Exercise goal: Your answer should be a single number: the count of lines containing the string "matplotlib".

+-------+

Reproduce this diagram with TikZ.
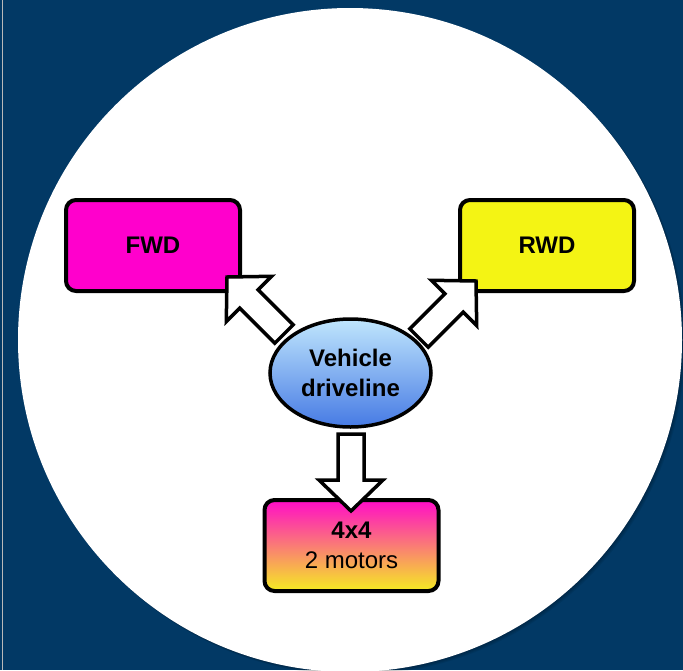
\documentclass[tikz,border=0pt]{standalone}
\usepackage{fontspec}
\setmainfont{Liberation Sans}
\usetikzlibrary{calc,shapes.geometric}
\definecolor{bgblue}{RGB}{2,57,101}
\definecolor{fwdmag}{RGB}{255,0,204}
\definecolor{rwdyel}{RGB}{244,244,20}
\definecolor{gradtop}{RGB}{255,12,200}
\definecolor{gradmid}{RGB}{246,128,122}
\definecolor{gradbot}{RGB}{245,236,34}
\definecolor{elltop}{RGB}{192,230,253}
\definecolor{ellbot}{RGB}{70,122,228}
\tikzset{
  boxnode/.style={draw=black, line width=4pt, rounded corners=10pt, minimum width=174pt, minimum height=91pt, inner sep=0pt, align=center, font=\fontsize{24}{30}\selectfont},
  hubnode/.style={ellipse, draw=black, line width=3.5pt, minimum width=161pt, minimum height=108pt, inner sep=0pt, align=center, top color=elltop, bottom color=ellbot, font=\fontsize{24}{30}\selectfont\bfseries},
  blockarrowstyle/.style={draw=black, fill=white, line width=3.5pt, line join=miter},
}
\newcommand\blockarrow[2]{%
  \coordinate (ba-b) at ($(#2)!31pt!(#1)$);
  \draw[blockarrowstyle] (#2) -- ($(ba-b)!32pt!90:(#2)$) -- ($(ba-b)!13pt!90:(#2)$)
     -- ($(#1)!13pt!90:(#2)$) -- ($(#1)!13pt!-90:(#2)$) -- ($(ba-b)!13pt!-90:(#2)$)
     -- ($(ba-b)!32pt!-90:(#2)$) -- cycle;
}
\begin{document}
\begin{tikzpicture}[x=1pt,y=-1pt]
\useasboundingbox (0,0) rectangle (683,670);
\clip (0,0) rectangle (683,670);
\fill[bgblue] (0,0) rectangle (683,670);
\draw[gray!55, line width=1pt] (2.5,0) -- (2.5,670);
% soft shadow of the disc
\foreach \i in {1,...,4}{
  \fill[black, opacity=0.07] (350+0.8*\i,340+0.8*\i) circle (332pt);
}
\fill[white] (350,340) circle (332pt);

\node[boxnode, fill=fwdmag] (fwd) at (153,245.5) {\textbf{FWD}};
\node[boxnode, fill=rwdyel] (rwd) at (547,245.5) {\textbf{RWD}};
\node[boxnode, top color=gradtop, middle color=gradmid, bottom color=gradbot] (fx4) at (351.5,545.5) {\textbf{4x4}\\2 motors};
\node[hubnode] (drive) at (350.5,373) {Vehicle\\driveline};

\coordinate (t1) at (227,277);
\coordinate (s1) at (284,334);
\coordinate (t2) at (476,281);
\coordinate (s2) at (419,338);
\coordinate (t3) at (351,511);
\coordinate (s3) at (351,434);

\blockarrow{s1}{t1}
\blockarrow{s2}{t2}
\blockarrow{s3}{t3}
\end{tikzpicture}
\end{document}
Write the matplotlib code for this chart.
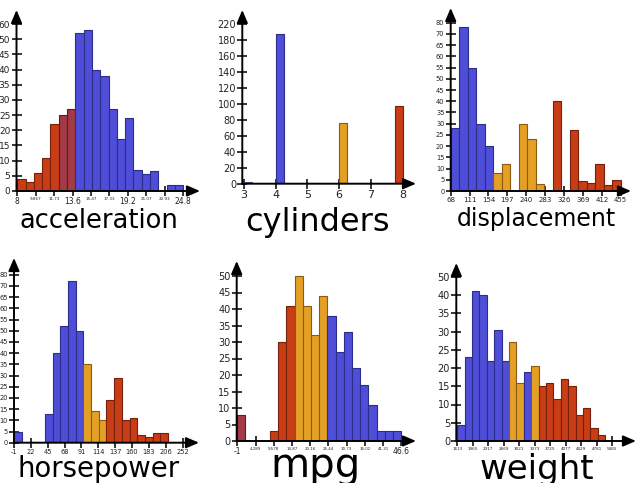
import matplotlib
matplotlib.use("Agg")
import matplotlib.pyplot as plt

W, H = 642, 483

# ---------------- data ----------------
acc_start, acc_bin = 8.0, 0.84
acc_counts = [4, 3, 6, 11, 22, 25, 27, 52, 53, 40, 38, 27, 17, 24, 7, 5.5, 6.5, 0, 2, 2]
acc_cls = "rrrrrmmbbbbbbbbbbbbb"
acc_ticks = [8, 9.867, 11.73, 13.6, 15.47, 17.33, 19.2, 21.07, 22.93, 24.8]
acc_tick_labels = ["8", "9.867", "11.73", "13.6", "15.47", "17.33", "19.2", "21.07", "22.93", "24.8"]
acc_yticks = [0, 5, 10, 15, 20, 25, 30, 35, 40, 45, 50, 55]
acc_ylabels = ["0", "5", "10", "15", "20", "25", "30", "35", "40", "45", "50", "60"]

cyl_start, cyl_bin = 3.0, 0.25
cyl_values = [3, 4, 5, 6, 8]
cyl_counts = [2, 188, 1.5, 76, 98]
cyl_cls = ["l", "b", "y", "o", "r"]
cyl_ticks = [3, 4, 5, 6, 7, 8]
cyl_tick_labels = ["3", "4", "5", "6", "7", "8"]
cyl_yticks = [0, 20, 40, 60, 80, 100, 120, 140, 160, 180, 200]
cyl_ylabels = ["0", "20", "40", "60", "80", "100", "120", "140", "160", "180", "220"]

disp_start, disp_bin = 68.0, 19.35
disp_counts = [28, 73, 55, 30, 20, 8, 12, 0, 30, 23, 3, 0, 40, 0, 27, 4.5, 3.5, 12, 2.5, 5]
disp_cls = "bbbbboooooorrrrrrrrr"
disp_ticks = [68, 111, 154, 197, 240, 283, 326, 369, 412, 455]
disp_tick_labels = ["68", "111", "154", "197", "240", "283", "326", "369", "412", "455"]
disp_yticks = [0, 5, 10, 15, 20, 25, 30, 35, 40, 45, 50, 55, 60, 65, 70, 75]
disp_ylabels = ["0", "5", "10", "15", "20", "25", "30", "35", "40", "45", "50", "55", "60", "65", "70", "80"]

hp_start, hp_bin = -1.0, 10.5
hp_counts = [5, 0, 0, 0, 13, 40, 52, 72, 50, 35, 14, 10, 19, 29, 10, 11, 3.5, 2.5, 4.5, 4.5]
hp_cls = "bbbbbbbbbooorrrrrrrr"
hp_ticks = [-1, 22, 45, 68, 91, 114, 137, 160, 183, 206, 229]
hp_tick_labels = ["-1", "22", "45", "68", "91", "114", "137", "160", "183", "206", "252"]
hp_yticks = [0, 5, 10, 15, 20, 25, 30, 35, 40, 45, 50, 55, 60, 65, 70, 75]
hp_ylabels = ["0", "5", "10", "15", "20", "25", "30", "35", "40", "45", "50", "55", "60", "65", "70", "80"]

mpg_start, mpg_bin = -1.0, 2.38
mpg_counts = [8, 0, 0, 0, 3, 30, 41, 50, 41, 32, 44, 38, 27, 33, 22, 17, 11, 3, 3, 3]
mpg_cls = "mrrrrrroooobbbbbbbbb"
mpg_ticks = [-1, 4.289, 9.578, 14.87, 20.16, 25.44, 30.73, 36.02, 41.31, 46.6]
mpg_tick_labels = ["-1", "4.289", "9.578", "14.87", "20.16", "25.44", "30.73", "36.02", "41.31", "46.6"]
mpg_yticks = [0, 5, 10, 15, 20, 25, 30, 35, 40, 45, 50]
mpg_ylabels = ["0", "5", "10", "15", "20", "25", "30", "35", "40", "45", "50"]

wt_start, wt_bin = 1613.0, 168.0
wt_counts = [4.4, 23, 41, 40, 22, 30.5, 22, 27, 16, 19, 20.5, 15, 16, 11.5, 17, 15, 7, 9, 3.5, 1.6]
wt_cls = "bbbbbbboobor" + "rrrrrrrr"
wt_ticks = [1613, 1965, 2317, 2669, 3021, 3373, 3725, 4077, 4429, 4781, 5133]
wt_tick_labels = ["1613", "1965", "2317", "2669", "3021", "3373", "3725", "4077", "4429", "4781", "5485"]
wt_yticks = [0, 5, 10, 15, 20, 25, 30, 35, 40, 45]
wt_ylabels = ["0", "5", "10", "15", "20", "25", "30", "35", "40", "50"]

# ---------------- style ----------------
FILL = {"b": "#4e4ed8", "o": "#e3a024", "r": "#c83c16", "m": "#a33a46",
        "l": "#8a86e0", "y": "#d8d860"}
EDGE = {"b": "#2c2c8a", "o": "#8c5a10", "r": "#74200a", "m": "#5a1a2a",
        "l": "#5050a0", "y": "#909030"}

fig = plt.figure(figsize=(W / 100, H / 100), dpi=100)
fig.patch.set_facecolor("white")


def make_panel(yaxis_px, ref_px, ref_val, xscale, xaxis_py, yscale, right_px, top_px):
    ax = fig.add_axes([yaxis_px / W, (H - xaxis_py) / H,
                       (right_px - yaxis_px) / W, (xaxis_py - top_px) / H])
    x0 = ref_val - (ref_px - yaxis_px) / xscale
    ax.set_xlim(x0, x0 + (right_px - yaxis_px) / xscale)
    ax.set_ylim(0, (xaxis_py - top_px) / yscale)
    ax.patch.set_alpha(0)
    for s in ax.spines.values():
        s.set_visible(False)
    ap = dict(arrowstyle="-|>,head_length=0.7,head_width=0.3", lw=1.4,
              color="black", shrinkA=0, shrinkB=0, mutation_scale=11)
    ax.annotate("", xy=(1, 0), xytext=(0, 0), xycoords="axes fraction",
                arrowprops=ap, annotation_clip=False, zorder=5)
    ax.annotate("", xy=(0, 1), xytext=(0, 0), xycoords="axes fraction",
                arrowprops=ap, annotation_clip=False, zorder=5)
    ax.tick_params(direction="inout", length=7, width=1.1, pad=1,
                   colors="black", labelcolor="#222222")
    return ax


def draw_hist(ax, start, binw, counts, cls):
    lefts = [start + i * binw for i in range(len(counts))]
    ax.bar(lefts, counts, width=binw, align="edge",
           color=[FILL[c] for c in cls], edgecolor=[EDGE[c] for c in cls],
           linewidth=0.8, zorder=2)


def set_ticks(ax, xt, xl, yt, yl, xfs_short, xfs_long, yfs):
    ax.set_xticks(xt)
    ax.set_xticklabels(xl)
    for t in ax.get_xticklabels():
        t.set_fontsize(xfs_long if len(t.get_text()) > 4 else xfs_short)
    ax.set_yticks(yt)
    ax.set_yticklabels(yl, fontsize=yfs)


# acceleration
ax = make_panel(16.5, 17.3, 8, 9.88, 191, 3.036, 200, 10)
draw_hist(ax, acc_start, acc_bin, acc_counts, acc_cls)
set_ticks(ax, acc_ticks, acc_tick_labels, acc_yticks, acc_ylabels, 5.5, 3.0, 6.5)

# cylinders
ax = make_panel(242.3, 244, 3, 31.7, 183.7, 0.797, 416, 10)
cyl_lefts = [cyl_start + min(int((v - cyl_start) / cyl_bin), 19) * cyl_bin for v in cyl_values]
ax.bar(cyl_lefts, cyl_counts, width=cyl_bin, align="edge",
       color=[FILL[c] for c in cyl_cls], edgecolor=[EDGE[c] for c in cyl_cls],
       linewidth=0.8, zorder=2)
set_ticks(ax, cyl_ticks, cyl_tick_labels, cyl_yticks, cyl_ylabels, 8, 8, 7)

# displacement
ax = make_panel(450.7, 450.7, 68, 0.4393, 191, 2.244, 631, 8)
draw_hist(ax, disp_start, disp_bin, disp_counts, disp_cls)
set_ticks(ax, disp_ticks, disp_tick_labels, disp_yticks, disp_ylabels, 5, 5, 4.8)

# horsepower
ax = make_panel(14, 14, -1, 0.7335, 442.7, 2.24, 199, 258)
draw_hist(ax, hp_start, hp_bin, hp_counts, hp_cls)
set_ticks(ax, hp_ticks, hp_tick_labels, hp_yticks, hp_ylabels, 4.8, 4.8, 4.8)

# mpg
ax = make_panel(236.7, 237.3, -1, 3.445, 441, 3.3, 416, 261)
draw_hist(ax, mpg_start, mpg_bin, mpg_counts, mpg_cls)
set_ticks(ax, mpg_ticks, mpg_tick_labels, mpg_yticks, mpg_ylabels, 5.5, 2.9, 7)

# weight
ax = make_panel(456.3, 457.3, 1613, 0.044, 441, 3.65, 636, 263)
draw_hist(ax, wt_start, wt_bin, wt_counts, wt_cls)
set_ticks(ax, wt_ticks, wt_tick_labels, wt_yticks, wt_ylabels, 3.0, 3.0, 7)

# axis titles
titles = [("acceleration", 99, 227.5, 18.5), ("cylinders", 318, 230.5, 23),
          ("displacement", 536, 226, 17), ("horsepower", 99, 477, 19.8),
          ("mpg", 315, 477, 29), ("weight", 537, 479, 24.5)]
for txt, cx, by, fs in titles:
    fig.text(cx / W, 1 - by / H, txt, ha="center", va="baseline",
             fontsize=fs, color="black", family="DejaVu Sans")

fig.savefig("out.png", dpi=100, facecolor="white")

+-------+

The response: 4